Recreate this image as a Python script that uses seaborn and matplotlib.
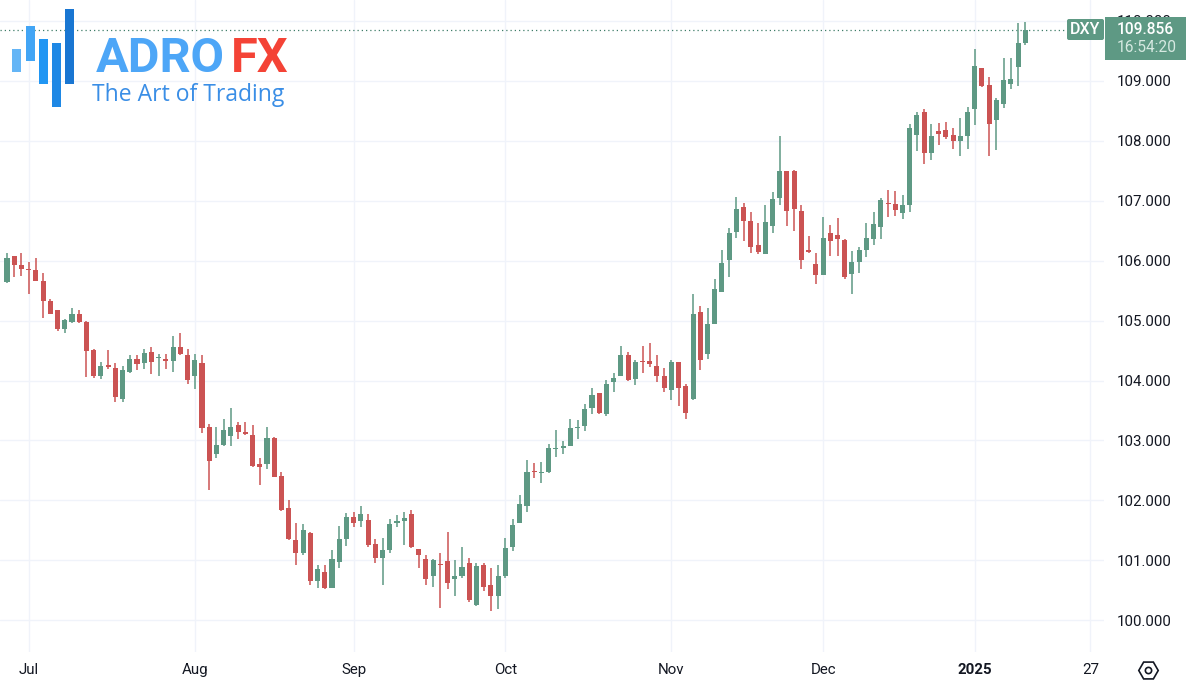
import pandas as pd
import numpy as np
import matplotlib
matplotlib.use('Agg')
import matplotlib.pyplot as plt
from matplotlib.patches import Rectangle, FancyBboxPatch
import seaborn as sns

# DXY daily candles (26 Jun 2024 .. 13 Jan 2025)
open_ = [105.65, 106.07, 105.92, 105.86, 105.85, 105.66, 105.33, 105.17, 104.86, 104.97,
         105.11, 104.98, 104.51, 104.08, 104.26, 104.21, 103.69, 104.15, 104.36, 104.30,
         104.47, 104.37, 104.36, 104.32, 104.56, 104.42, 104.07, 104.30, 103.22, 102.77,
         102.93, 103.08, 103.26, 103.14, 103.09, 102.61, 102.61, 103.04, 102.40, 101.87,
         101.34, 101.12, 101.45, 100.66, 100.80, 100.54, 100.98, 101.36, 101.72, 101.66,
         101.67, 101.27, 101.04, 101.17, 101.62, 101.65, 101.77, 101.19, 101.03, 100.74,
         100.94, 100.99, 100.68, 100.73, 100.96, 100.26, 100.92, 100.58, 100.41, 100.73,
         101.22, 101.63, 101.90, 102.49, 102.46, 102.47, 102.86, 102.87, 102.91, 103.21,
         103.24, 103.55, 103.80, 103.44, 103.97, 104.08, 104.43, 104.03, 104.33, 104.32,
         104.24, 104.08, 103.85, 104.31, 103.91, 103.69, 105.15, 104.44, 104.94, 105.48,
         106.01, 106.48, 106.89, 106.66, 106.26, 106.11, 106.58, 107.05, 107.50, 107.49,
         106.83, 106.18, 105.95, 105.76, 106.47, 106.43, 106.35, 105.78, 105.97, 106.18,
         106.37, 106.57, 106.97, 106.95, 106.80, 106.93, 108.10, 108.48, 107.80, 108.16,
         108.18, 108.09, 108.00, 108.08, 108.53, 109.21, 108.93, 108.34, 108.62, 108.95,
         109.23, 109.63]
high = [106.12, 106.08, 106.13, 105.98, 106.04, 105.79, 105.36, 105.18, 105.03, 105.21,
        105.18, 105.00, 104.52, 104.31, 104.51, 104.29, 104.24, 104.43, 104.43, 104.53,
        104.56, 104.45, 104.44, 104.75, 104.79, 104.53, 104.44, 104.43, 103.28, 103.22,
        103.36, 103.54, 103.30, 103.31, 103.26, 102.71, 103.22, 103.05, 102.48, 102.00,
        101.62, 101.61, 101.48, 100.92, 100.92, 101.17, 101.57, 101.79, 101.80, 101.91,
        101.77, 101.35, 101.38, 101.69, 101.76, 101.81, 101.84, 101.19, 101.09, 101.02,
        101.13, 101.47, 101.01, 101.22, 101.04, 100.96, 100.96, 100.88, 100.92, 101.38,
        101.69, 102.09, 102.67, 102.62, 102.64, 102.94, 103.18, 102.99, 103.36, 103.34,
        103.61, 103.87, 103.80, 104.01, 104.12, 104.57, 104.47, 104.34, 104.57, 104.63,
        104.43, 104.21, 104.34, 104.31, 103.94, 105.44, 105.24, 105.21, 105.69, 106.18,
        106.54, 107.07, 106.97, 106.82, 106.63, 106.93, 107.15, 108.08, 107.50, 107.51,
        106.93, 106.41, 106.13, 106.73, 106.60, 106.72, 106.37, 106.16, 106.22, 106.63,
        106.81, 107.04, 107.18, 107.16, 107.09, 108.28, 108.48, 108.53, 108.28, 108.29,
        108.31, 108.21, 108.38, 108.57, 109.54, 109.22, 109.07, 108.71, 109.38, 109.38,
        109.97, 109.99]
low = [105.62, 105.72, 105.75, 105.44, 105.66, 105.05, 105.11, 104.82, 104.80, 104.96,
       104.96, 104.06, 104.05, 104.03, 104.20, 103.65, 103.65, 104.13, 104.18, 104.20,
       104.11, 104.08, 104.20, 104.14, 104.43, 103.94, 103.86, 103.13, 102.17, 102.70,
       102.91, 102.91, 103.02, 103.09, 102.55, 102.26, 102.52, 102.39, 101.83, 101.34,
       100.92, 101.09, 100.59, 100.53, 100.52, 100.53, 100.88, 101.24, 101.56, 101.56,
       101.23, 100.96, 100.58, 101.13, 101.55, 101.26, 101.20, 100.88, 100.58, 100.56,
       100.21, 100.52, 100.41, 100.71, 100.31, 100.23, 100.48, 100.16, 100.18, 100.70,
       101.16, 101.62, 101.81, 102.37, 102.29, 102.45, 102.72, 102.77, 102.90, 103.03,
       103.16, 103.44, 103.44, 103.41, 103.81, 104.08, 104.00, 103.93, 104.12, 104.22,
       103.97, 103.81, 103.68, 103.58, 103.36, 103.68, 104.18, 104.36, 104.94, 105.48,
       105.72, 106.38, 106.33, 106.13, 106.11, 106.11, 106.47, 106.93, 106.58, 106.50,
       105.86, 106.12, 105.61, 105.76, 106.08, 106.08, 105.69, 105.44, 105.80, 106.06,
       106.27, 106.36, 106.73, 106.75, 106.70, 106.82, 107.83, 107.61, 107.68, 107.93,
       108.03, 107.86, 107.74, 107.86, 108.26, 108.89, 107.75, 107.85, 108.54, 108.87,
       108.92, 109.60]
close = [106.04, 105.93, 105.86, 105.85, 105.66, 105.33, 105.11, 104.86, 105.01, 105.11,
         104.98, 104.50, 104.08, 104.24, 104.23, 103.73, 104.18, 104.36, 104.27, 104.46,
         104.31, 104.40, 104.32, 104.56, 104.44, 104.01, 104.34, 103.20, 102.66, 102.93,
         103.18, 103.22, 103.14, 103.10, 102.58, 102.55, 103.04, 102.39, 101.84, 101.35,
         101.13, 101.51, 100.66, 100.86, 100.54, 101.02, 101.36, 101.72, 101.63, 101.77,
         101.25, 101.04, 101.18, 101.60, 101.65, 101.71, 101.22, 101.09, 100.69, 101.01,
         100.92, 100.62, 100.74, 100.89, 100.33, 100.91, 100.55, 100.41, 100.74, 101.21,
         101.59, 101.94, 102.48, 102.47, 102.48, 102.87, 102.88, 102.91, 103.21, 103.23,
         103.52, 103.76, 103.45, 103.95, 104.05, 104.43, 104.01, 104.31, 104.31, 104.28,
         104.08, 103.88, 104.31, 103.88, 103.45, 105.11, 104.34, 104.94, 105.52, 105.96,
         106.47, 106.86, 106.67, 106.22, 106.14, 106.64, 107.03, 107.50, 106.83, 106.86,
         106.01, 106.15, 105.76, 106.38, 106.33, 106.36, 105.72, 105.97, 106.18, 106.38,
         106.62, 107.01, 106.94, 106.85, 106.93, 108.21, 108.43, 107.80, 108.08, 108.11,
         108.07, 108.00, 108.08, 108.48, 109.25, 108.92, 108.28, 108.68, 109.02, 109.03,
         109.64, 109.856]

symbol = "DXY"
clock = "16:54:20"
holidays = ["2024-12-25", "2025-01-01"]
future_day = "2025-01-27"
future_holidays = ["2025-01-20"]
price_ticks = list(range(100, 111))

GREEN = "#5e9984"
RED = "#cb5353"
TEXT = "#131722"
GRID = "#f0f3fa"

dates = pd.bdate_range("2024-06-26", "2025-01-13", freq="C", holidays=holidays)
df = pd.DataFrame({"open": open_, "high": high, "low": low, "close": close}, index=dates)
df["x"] = np.arange(len(df))
df["up"] = df["close"] >= df["open"]

# month ticks: first trading day of each month, plus one future day
first = df.groupby(df.index.to_period("M"))["x"].min()
tick_pos = list(first.values[1:])
tick_lab = [p.strftime("%b") if p.month != 1 else str(p.year) for p in first.index[1:]]
extra = pd.bdate_range(df.index[-1] + pd.Timedelta(days=1), future_day, freq="C",
                       holidays=future_holidays)
tick_pos.append(df["x"].iloc[-1] + len(extra))
tick_lab.append(str(pd.Timestamp(future_day).day))

sns.set_style("white")
plt.rcParams["font.family"] = ["Roboto", "DejaVu Sans"]

fig = plt.figure(figsize=(11.86, 6.9), dpi=100)
ax = fig.add_axes([0, 38 / 690, 1104 / 1186, 652 / 690])

colors = np.where(df["up"], GREEN, RED)
body_lo = df[["open", "close"]].min(axis=1)
body_h = (df["close"] - df["open"]).abs().clip(lower=0.018)
ax.vlines(df["x"], df["low"], df["high"], color=colors, lw=1.1, zorder=3)
ax.bar(df["x"], body_h, bottom=body_lo, width=0.7, color=colors, lw=0, zorder=4)

ax.axhline(df["close"].iloc[-1], color="#3f7d69", lw=0.9, ls=(0, (1, 2.4)), zorder=2)

ax.set_xlim(-0.97, 151.9)
ax.set_ylim(99.47, 110.35)
ax.set_yticks(price_ticks)
ax.set_yticklabels([f"{v:.3f}" for v in price_ticks])
ax.yaxis.tick_right()
ax.set_xticks(tick_pos)
ax.set_xticklabels(tick_lab)
for lab in ax.get_xticklabels():
    if lab.get_text().isdigit() and len(lab.get_text()) == 4:
        lab.set_fontweight("bold")
ax.tick_params(axis="y", length=0, pad=9.5, labelsize=10.8, labelcolor=TEXT)
ax.tick_params(axis="x", length=0, pad=8, labelsize=10.8, labelcolor=TEXT)
ax.grid(True, color=GRID, lw=1)
for s in ax.spines.values():
    s.set_visible(False)

# overlay in pixel coordinates: logo, price labels, settings icon
ov = fig.add_axes([0, 0, 1, 1])
ov.set_xlim(0, 1186)
ov.set_ylim(690, 0)
ov.axis("off")

bars = [(12, 49, 72, "#64b5f6"), (25.5, 26, 61, "#42a5f5"), (38.5, 39, 84, "#2196f3"),
        (51.5, 43, 107, "#1e88e5"), (64.5, 9, 84, "#1976d2")]
for bx, top, bot, c in bars:
    ov.add_patch(Rectangle((bx, top), 9, bot - top, fc=c, lw=0))
ov.text(96, 72, "ADRO", fontsize=35, color="#4da6f7", fontweight="bold",
        va="baseline", ha="left")
ov.text(231, 72, "FX", fontsize=35, color="#f44336", fontweight="bold",
        va="baseline", ha="left")
ov.text(92, 101, "The Art of Trading", fontsize=16.5, color="#3a8ee6",
        family=["Open Sans", "DejaVu Sans"], va="baseline", ha="left")

ov.add_patch(FancyBboxPatch((1067, 19), 37, 21, boxstyle="round,pad=0,rounding_size=2",
                            fc=GREEN, lw=0))
ov.text(1085.5, 30, symbol, color="white", fontsize=11.5, ha="center", va="center",
        fontweight="medium")
ov.add_patch(Rectangle((1105, 17), 81, 43, fc=GREEN, lw=0))
ov.text(1117, 29, f"{df['close'].iloc[-1]:.3f}", color="white", fontsize=11.2,
        ha="left", va="center", fontweight="medium")
ov.text(1117, 48, clock, color="#d6e9e1", fontsize=11.2, ha="left", va="center")

ov.plot([1148], [670], marker="H", ms=14, mfc="none", mec=TEXT, mew=1.2)
ov.plot([1148], [670], marker="o", ms=4.5, mfc="none", mec=TEXT, mew=1.2)

fig.savefig("out.png", dpi=100)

_____

* [WHAT THE TASK REQUIRES] Pictures excluded, repeat exactly the lines from the top of the material through the line with "import seaborn as sns", including both of those lines.

* [WORKED SOLUTION]
Recreate this image as a Python script that uses seaborn and matplotlib.
import pandas as pd
import numpy as np
import matplotlib
matplotlib.use('Agg')
import matplotlib.pyplot as plt
from matplotlib.patches import Rectangle, FancyBboxPatch
import seaborn as sns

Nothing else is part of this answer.